Справедливо ли, что наслаждение, как таковое, способствует жизни и повышает ее? Вне сомнения, что наслаждение ускоряет дыхание и сердцебиение и расширяет кровеносные сосуды, но можно ли отождествлять это влияние с тем, что называется способствовать жизни. У сангвиника сердце бьется быстрее, чем у флегматика, но разве первый вследствие этого обладает большею ценностью, чем второй? Разве все то, что мы имеем ценного в науке, не создано флегматическими натурами, их усидчивым продолжительным трудом? Разве сангвиник, каким бы он приятным собеседником ни был, не является часто таким человеком, к которому мы относимся с недоверием и осторожностью, если речь идет о том, чтобы передать в его руки важные решения или поручить ему судьбу предприятий или людей?
Последствием наслаждения является только то, что темперамент человека делается на непродолжительное время более горячим, чем он бывает при нормальных условиях.

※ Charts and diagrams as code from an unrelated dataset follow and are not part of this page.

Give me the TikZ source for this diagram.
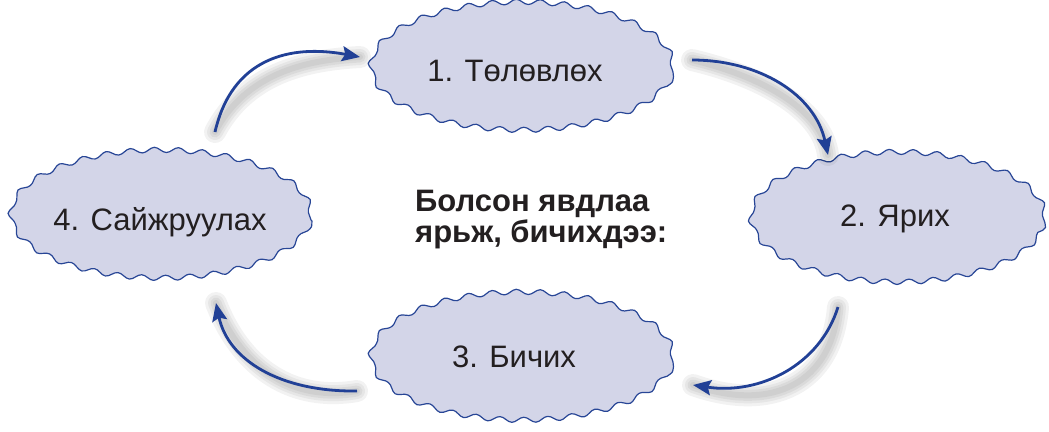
\documentclass[tikz,border=0pt]{standalone}
\usepackage{fontspec}
\setmainfont{Liberation Sans}
\usetikzlibrary{shapes.geometric,decorations.pathmorphing,arrows.meta}
\definecolor{fillc}{RGB}{211,213,232}
\definecolor{borderc}{RGB}{40,70,150}
\definecolor{arrowc}{RGB}{33,64,150}
\definecolor{textc}{RGB}{35,31,32}
\tikzset{
  wavy/.style={ellipse, inner sep=0pt, fill=fillc, draw=borderc, line width=1.2bp,
    line join=round,
    decorate, decoration={snake, segment length=24bp, amplitude=2.6bp}},
  lbl/.style={inner sep=0pt, text height=22bp, text depth=0pt, text=textc,
    font=\fontsize{31bp}{36bp}\selectfont},
  cyclearrow/.style={draw=arrowc, line width=2.8bp, -{Stealth[length=18bp, width=15bp, inset=3bp]}},
  shadowline/.style={draw=black, opacity=0.05, line cap=round},
}
\begin{document}
\begin{tikzpicture}[x=1bp, y=-1bp]
\useasboundingbox (0,0) rectangle (1049,431);

% ellipses
\node[wavy, minimum width=302bp, minimum height=128bp] (n1) at (522,72) {};
\node[wavy, minimum width=294bp, minimum height=130bp] (n2) at (898,223) {};
\node[wavy, minimum width=302bp, minimum height=128bp] (n3) at (522,362) {};
\node[wavy, minimum width=300bp, minimum height=128bp] (n4) at (161,220) {};

% labels
\node[lbl] (t1) at (515,70) {1. Төлөвлөх};
\node[lbl] (t2) at (895,215) {2. Ярих};
\node[lbl] (t3) at (514,356) {3. Бичих};
\node[lbl] (t4) at (160,219) {4. Сайжруулах};

\node[anchor=base west, align=left, inner sep=0pt, text=textc,
  font=\fontsize{31bp}{31bp}\selectfont\bfseries] (c) at (415,242)
  {Болсон явдлаа\\ярьж, бичихдээ:};

% arrow end points
\coordinate (s1) at (215,132); \coordinate (e1) at (360,57);
\coordinate (s2) at (692,60);  \coordinate (e2) at (828,155);
\coordinate (s3) at (838,307); \coordinate (e3) at (693,385);
\coordinate (s4) at (357,391); \coordinate (e4) at (216,303);

% shadows
\foreach \w in {22,16,11,6}{
  \draw[shadowline, line width=\w bp, shift={(14,16)}]
    (s1) .. controls (232,58) and (290,44) .. (e1);
  \draw[shadowline, line width=\w bp, shift={(8,18)}]
    (s2) .. controls (760,60) and (815,95) .. (e2);
  \draw[shadowline, line width=\w bp, shift={(12,18)}]
    (s3) .. controls (820,365) and (760,395) .. (e3);
  \draw[shadowline, line width=\w bp, shift={(14,10)}]
    (s4) .. controls (280,392) and (228,360) .. (e4);
}

% arrows
\draw[cyclearrow] (s1) .. controls (232,58) and (290,44) .. (e1);
\draw[cyclearrow] (s2) .. controls (760,60) and (815,95) .. (e2);
\draw[cyclearrow] (s3) .. controls (820,365) and (760,395) .. (e3);
\draw[cyclearrow] (s4) .. controls (280,392) and (228,360) .. (e4);
\end{tikzpicture}
\end{document}
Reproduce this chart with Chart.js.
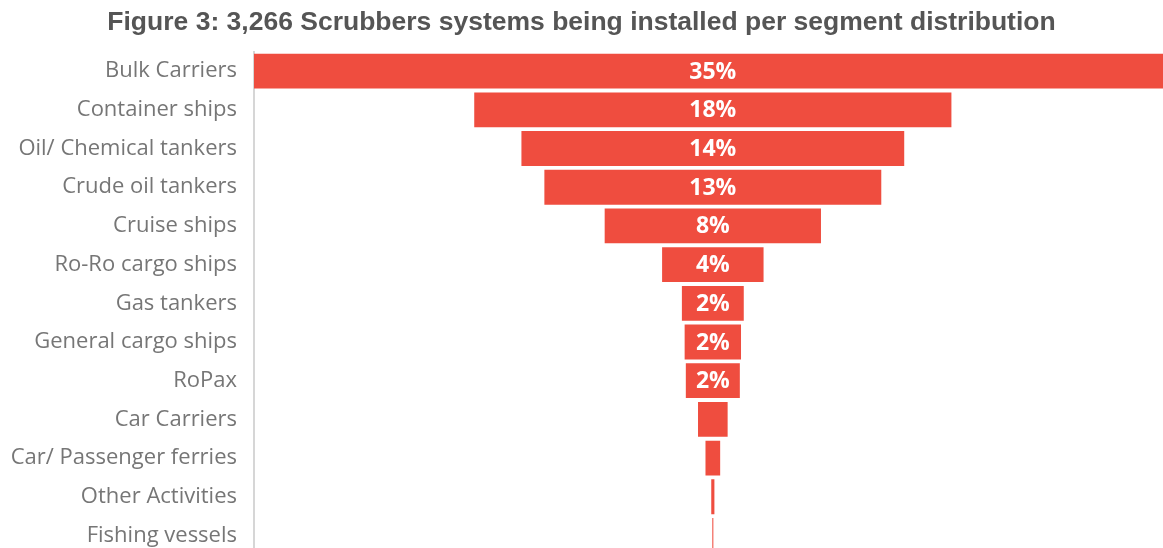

Это может послужить к тому, чтобы облегчить принятие какого-либо решения или инициативы, как шпоры подбадривают лошадь к прыжку, который иначе показался бы ей рискованным. Приведет ли это к целесообразному или роковому решению, приведет ли это осторожное колебание и сомнение к счастливому концу или же к необдуманному, опрометчивому решению, все это будет зависеть от обстоятельств и характера человека. Для флегматика кратковременное приближение к темпераменту сангвиника может быть еще полезно, но для сангвиника оно тем опаснее.
Ускорение пульса и дыхания указывает на быструю трату энергии. Однако, жизнедеятельность состоит не только в трате накопленной в организме энергии, но также в равновесии между накоплением энергии и ее тратой. Из одних этих симптомов еще не видно, освобождает ли ускоренная трата энергии лишнюю энергию или же ею извлекаются из организма необходимые запасы энергии. В лихорадке, которая пожирает тело, сердцебиение и дыхание также ускорены, и во втором ее периоде кровеносные сосуды также расширены. Способствуют ли жизни те явления, которые происходят в организме при лихорадке или же они действуют на нее разрушительно, не видно из сопровождающих эти явления симптомов. Чтобы вывести заключение, надо их подвергнуть анализу. В общем, природа позаботилась о том, чтобы в организме не накоплялся избыток сил, или же чтобы последний был истрачен во время, будь это внешними проявлениями при нормальном ходе жизни или же даже деятельностью для мнимых целей. Поэтому при нормальных обстоятельствах нет никакой опасности для жизни в том, что в организме накапливается избыток сил; опасность заключается скорее в слишком быстрой трате сил, или в слишком незначительном их накоплении, или же, в нарушении равновесия между тратой и накоплением сил, когда перевес будет на стороне траты. Иллюзии наслаждения увеличивают эту опасность, потому что они способствуют трате сил. Впрочем, ускорение пульса и дыхания при наслаждении не так значительно и не наступает с такой вероятностью, с какой наступает замедление пульса и дыхания при страдании.